### [Written task]
Extract the lines of the material below, beginning with the first and ending with the line that holds "of each bar". Skip every picture.

### [Dataset content]

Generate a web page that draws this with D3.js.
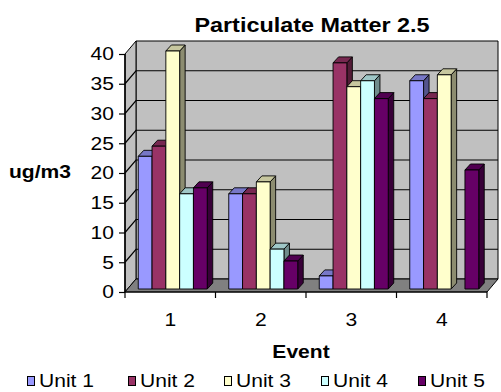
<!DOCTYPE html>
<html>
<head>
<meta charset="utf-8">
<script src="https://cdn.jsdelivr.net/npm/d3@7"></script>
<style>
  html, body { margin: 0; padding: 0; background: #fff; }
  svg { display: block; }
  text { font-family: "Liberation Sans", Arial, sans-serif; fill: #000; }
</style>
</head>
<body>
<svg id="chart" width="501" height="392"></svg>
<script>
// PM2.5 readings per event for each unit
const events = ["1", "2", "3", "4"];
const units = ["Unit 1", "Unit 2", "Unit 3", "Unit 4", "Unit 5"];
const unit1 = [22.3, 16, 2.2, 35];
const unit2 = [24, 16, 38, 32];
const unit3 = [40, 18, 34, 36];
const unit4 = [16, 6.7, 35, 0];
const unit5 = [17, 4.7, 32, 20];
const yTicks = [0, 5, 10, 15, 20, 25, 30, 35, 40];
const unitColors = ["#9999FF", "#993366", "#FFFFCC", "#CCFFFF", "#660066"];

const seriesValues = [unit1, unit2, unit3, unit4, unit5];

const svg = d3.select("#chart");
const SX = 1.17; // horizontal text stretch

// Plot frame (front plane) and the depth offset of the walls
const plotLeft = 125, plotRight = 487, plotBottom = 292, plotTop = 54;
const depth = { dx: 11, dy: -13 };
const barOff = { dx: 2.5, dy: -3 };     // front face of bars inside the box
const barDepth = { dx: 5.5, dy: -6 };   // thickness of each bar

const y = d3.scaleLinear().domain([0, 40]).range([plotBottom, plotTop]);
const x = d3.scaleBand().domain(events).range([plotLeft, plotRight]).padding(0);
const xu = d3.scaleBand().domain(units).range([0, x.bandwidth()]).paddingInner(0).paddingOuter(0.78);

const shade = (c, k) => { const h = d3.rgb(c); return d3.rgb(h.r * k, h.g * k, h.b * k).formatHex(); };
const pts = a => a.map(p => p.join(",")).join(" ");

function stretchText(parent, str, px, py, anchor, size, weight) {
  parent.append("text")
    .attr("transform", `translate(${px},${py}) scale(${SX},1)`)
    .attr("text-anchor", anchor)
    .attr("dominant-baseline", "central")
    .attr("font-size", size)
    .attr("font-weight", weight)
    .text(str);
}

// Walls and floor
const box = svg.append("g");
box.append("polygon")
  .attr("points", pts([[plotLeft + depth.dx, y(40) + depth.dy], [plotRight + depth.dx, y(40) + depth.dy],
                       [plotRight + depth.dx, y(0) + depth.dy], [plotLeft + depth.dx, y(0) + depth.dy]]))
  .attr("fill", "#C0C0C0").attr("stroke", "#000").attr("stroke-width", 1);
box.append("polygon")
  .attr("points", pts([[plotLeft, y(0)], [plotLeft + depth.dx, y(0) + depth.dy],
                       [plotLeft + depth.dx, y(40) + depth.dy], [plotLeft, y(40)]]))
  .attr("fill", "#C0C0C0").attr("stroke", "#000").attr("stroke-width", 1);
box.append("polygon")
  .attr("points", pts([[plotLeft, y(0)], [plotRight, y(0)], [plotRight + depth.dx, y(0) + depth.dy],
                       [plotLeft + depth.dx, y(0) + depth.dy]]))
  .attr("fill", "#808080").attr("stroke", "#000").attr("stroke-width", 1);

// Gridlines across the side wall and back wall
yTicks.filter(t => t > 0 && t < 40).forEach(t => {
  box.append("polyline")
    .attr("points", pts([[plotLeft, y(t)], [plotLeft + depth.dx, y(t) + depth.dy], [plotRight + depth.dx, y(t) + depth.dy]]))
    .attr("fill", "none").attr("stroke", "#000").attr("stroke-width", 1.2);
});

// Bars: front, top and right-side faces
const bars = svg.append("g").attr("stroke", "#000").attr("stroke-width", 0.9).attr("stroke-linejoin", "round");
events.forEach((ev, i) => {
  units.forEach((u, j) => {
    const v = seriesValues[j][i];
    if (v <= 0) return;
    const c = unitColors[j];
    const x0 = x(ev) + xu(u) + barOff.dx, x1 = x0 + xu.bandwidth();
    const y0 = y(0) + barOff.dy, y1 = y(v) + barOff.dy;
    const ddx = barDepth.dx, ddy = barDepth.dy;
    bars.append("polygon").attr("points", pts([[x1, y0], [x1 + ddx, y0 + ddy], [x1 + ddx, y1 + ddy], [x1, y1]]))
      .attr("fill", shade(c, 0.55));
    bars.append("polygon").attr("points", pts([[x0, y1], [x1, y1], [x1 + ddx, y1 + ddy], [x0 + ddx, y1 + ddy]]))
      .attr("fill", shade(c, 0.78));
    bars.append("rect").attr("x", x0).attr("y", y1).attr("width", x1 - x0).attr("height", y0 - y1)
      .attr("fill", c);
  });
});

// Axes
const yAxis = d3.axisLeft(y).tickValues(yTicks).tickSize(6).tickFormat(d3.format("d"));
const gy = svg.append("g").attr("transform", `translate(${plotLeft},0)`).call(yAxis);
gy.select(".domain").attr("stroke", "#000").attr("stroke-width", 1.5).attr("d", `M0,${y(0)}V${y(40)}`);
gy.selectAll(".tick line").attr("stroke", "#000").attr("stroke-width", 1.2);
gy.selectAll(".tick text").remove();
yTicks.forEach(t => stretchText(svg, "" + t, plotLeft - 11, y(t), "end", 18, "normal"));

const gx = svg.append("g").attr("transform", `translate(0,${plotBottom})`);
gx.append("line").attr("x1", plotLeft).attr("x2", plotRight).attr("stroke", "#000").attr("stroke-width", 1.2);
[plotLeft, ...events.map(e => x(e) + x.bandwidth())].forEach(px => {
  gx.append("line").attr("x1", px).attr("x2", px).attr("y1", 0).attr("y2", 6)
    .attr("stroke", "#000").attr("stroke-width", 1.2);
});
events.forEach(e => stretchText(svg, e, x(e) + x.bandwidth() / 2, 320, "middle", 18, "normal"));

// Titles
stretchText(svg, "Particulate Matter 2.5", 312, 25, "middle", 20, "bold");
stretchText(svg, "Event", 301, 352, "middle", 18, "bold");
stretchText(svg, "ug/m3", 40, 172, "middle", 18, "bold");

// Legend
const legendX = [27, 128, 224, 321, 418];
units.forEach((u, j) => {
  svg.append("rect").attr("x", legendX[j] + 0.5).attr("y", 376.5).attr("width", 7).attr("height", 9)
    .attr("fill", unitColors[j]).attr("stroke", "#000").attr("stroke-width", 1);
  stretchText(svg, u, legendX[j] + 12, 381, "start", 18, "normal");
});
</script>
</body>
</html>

### [Solution to the problem]
Generate a web page that draws this with D3.js.
<!DOCTYPE html>
<html>
<head>
<meta charset="utf-8">
<script src="https://cdn.jsdelivr.net/npm/d3@7"></script>
<style>
  html, body { margin: 0; padding: 0; background: #fff; }
  svg { display: block; }
  text { font-family: "Liberation Sans", Arial, sans-serif; fill: #000; }
</style>
</head>
<body>
<svg id="chart" width="501" height="392"></svg>
<script>
// PM2.5 readings per event for each unit
const events = ["1", "2", "3", "4"];
const units = ["Unit 1", "Unit 2", "Unit 3", "Unit 4", "Unit 5"];
const unit1 = [22.3, 16, 2.2, 35];
const unit2 = [24, 16, 38, 32];
const unit3 = [40, 18, 34, 36];
const unit4 = [16, 6.7, 35, 0];
const unit5 = [17, 4.7, 32, 20];
const yTicks = [0, 5, 10, 15, 20, 25, 30, 35, 40];
const unitColors = ["#9999FF", "#993366", "#FFFFCC", "#CCFFFF", "#660066"];

const seriesValues = [unit1, unit2, unit3, unit4, unit5];

const svg = d3.select("#chart");
const SX = 1.17; // horizontal text stretch

// Plot frame (front plane) and the depth offset of the walls
const plotLeft = 125, plotRight = 487, plotBottom = 292, plotTop = 54;
const depth = { dx: 11, dy: -13 };
const barOff = { dx: 2.5, dy: -3 };     // front face of bars inside the box
const barDepth = { dx: 5.5, dy: -6 };   // thickness of each bar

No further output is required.